The Apple Watch is really, really great. I’ve come to really appreciate it, although it does take time (ha ha).

Like many people, I had abandoned a watch 8 years ago or so, as the cell phone was so handy for checking the time. A watch seemed redundant, especially after mine had stopped working. But about two years ago, I did buy a new watch. I was tired of having to find my iPhone to check the time; the glance at your wrist was much simpler and direct. The fashion aspect was nice as well, as watch people do notice watches.

The Apple Watch seems like such an evolution with its a pairing of the smart phone and the watch. It takes the simple idea of time and date and then expands it to greater capabilities, especially with weather and health. Although, as John Gruber has noted, the ability to actually see the time is somewhat diminished with the screen going dark (I still have issues of “flicking my wrist” to see the time and the Apple Watch not waking properly). An old-fashioned watch is always on and never darkens to save battery life, but it feels like such a step backwards that going back to a non-smart watch is not worth it. That’s how great the Apple Watch is.

The Apple Watch apps are not that great, mostly because of their pokey sluggishness. They can take forever to launch, when defeats the whole point of the Apple Watch; if I can get my iPhone in hand to do something faster than the Watch app loads, then it’s a loss. Thinking about it as something like a smartphone is completely wrong; it’s not a small iPhone but something quite different, and the apps are going to be very different as well. WatchOS 2 will make things interesting, as natives will run natively.

Apple Pay is good fun, but as someone who lives in a rural US county, I’ve only got McDonald’s and Walgreens as places to use it. I did have a great early adopter moment when I paid for something at McDonald’s at the first window with my Apple Watch, and when I pulled to the second window the employee had already heard about it (“Oh my gosh! I just heard you paid with your watch! That is so crazy!”).

 What is great with the Watch is the screen itself with its complications. I really like seeing my next calendar event and the current temperature, all the time. Yet the killer feature for the Apple Watch, surprisingly, is the fitness monitoring. I used to wear a Fitbit One, and it was a great little device (although the sleep wristband broke pretty quickly) but it had a major barrier: to check your steps, you had to either fumble for it or launch the smartphone app and wait for the sync. What should have been a constant and easy monitoring/reminding ended up being pretty inefficient. By the time I thought to check my steps, it was 9 PM and too late for me. Like backups, this sort of information needs to happen behind the scenes.

With the ingenious fitness tracking circles constantly available on the Apple Watch face, you have a constant visual check on your day, and you can note where you are midday and do something about it much more easily. Other trackers have this capability, of course, but to combine it with a watch is a real win (some other trackers did the opposite, having a fitness tracker with watch ability, as with the Fitbit Charge and Surge, Microsoft Band, or Nike Fuelband). Plus, Apple is now in the game theory world, since we all love getting goofy awards and seeing a row of achievements. I was mildly crushed the other day when, after 6 days of hitting my target fitness goal, I missed the next day. Big frown! The power of game theory also means I don’t wear my other watches, since I want my steps counted. The Apple Watch has a constant reason for you to wear it, if you are monitoring the fitness tracking; who wants to lose for a day, after all?

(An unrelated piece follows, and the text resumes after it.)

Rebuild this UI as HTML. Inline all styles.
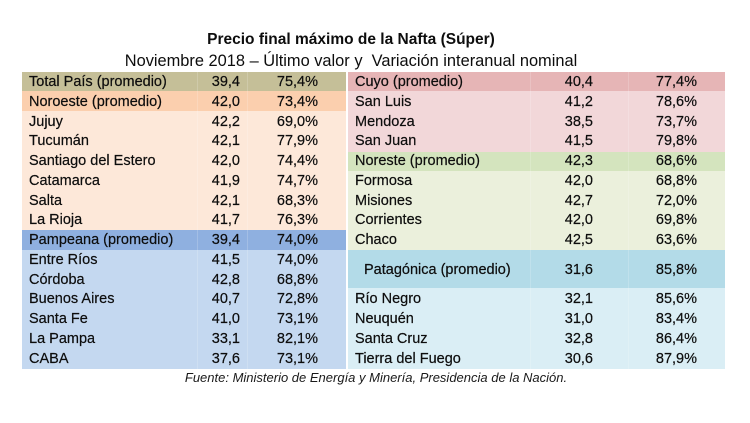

Apple’s use of calories as the common currency for activity monitoring is clever. I understand there are different kinds of calories and calorie burning, but it still gives a simple fungible category between exercise and nutrition (the opposite approach to the Nike Fuel Band, which had a bizarre proprietary number for fitness activity). When you see how long it takes you on the elliptical to burn through that Butterfinger candy bar, it means something.

The notifications are nice as well, although I think it needs more granularity. I don’t want all of my texts on my wrist, after all. The answer to technological efficiencies is not to make them more ubiquitous but to use them for filtering. A constantly buzzing wrist will not help you any with your constantly buzzing smartphone.

There are some areas for improvement. I found that the Apple Watch becomes rather useless when you are somewhere without cell phone signal; it actually panics and goes to the wrong time zone, as the iPhone can do as well. I was surprised that you don’t get credit for steps taken without the Watch on but with your iPhone; it seems like there should be some mutual syncing going on. Additionally, as a lap swimmer, there is no way to record my workouts. I can see how the current system of the Watch only records what it actually measures  is simpler (and you can’t cheat!), but it’s also rather unfair. What is odd is the power of game theory, as I’m tending towards the elliptical machine some days precisely because I want the exercise recorded.

People are very aware of this device, and strangers often ask me if it’s an Apple Watch. This alone is a sign of Apple’s terrific successes in the last decade as a company that makes beloved products that, despite being cold slabs of glass and metal technology, still find a strange intimacy in our lives. The Apple Watch is a real win, and considering that Apple has found a way to innovate a new device in a wildly successful iPhone era, it is a startling achievement.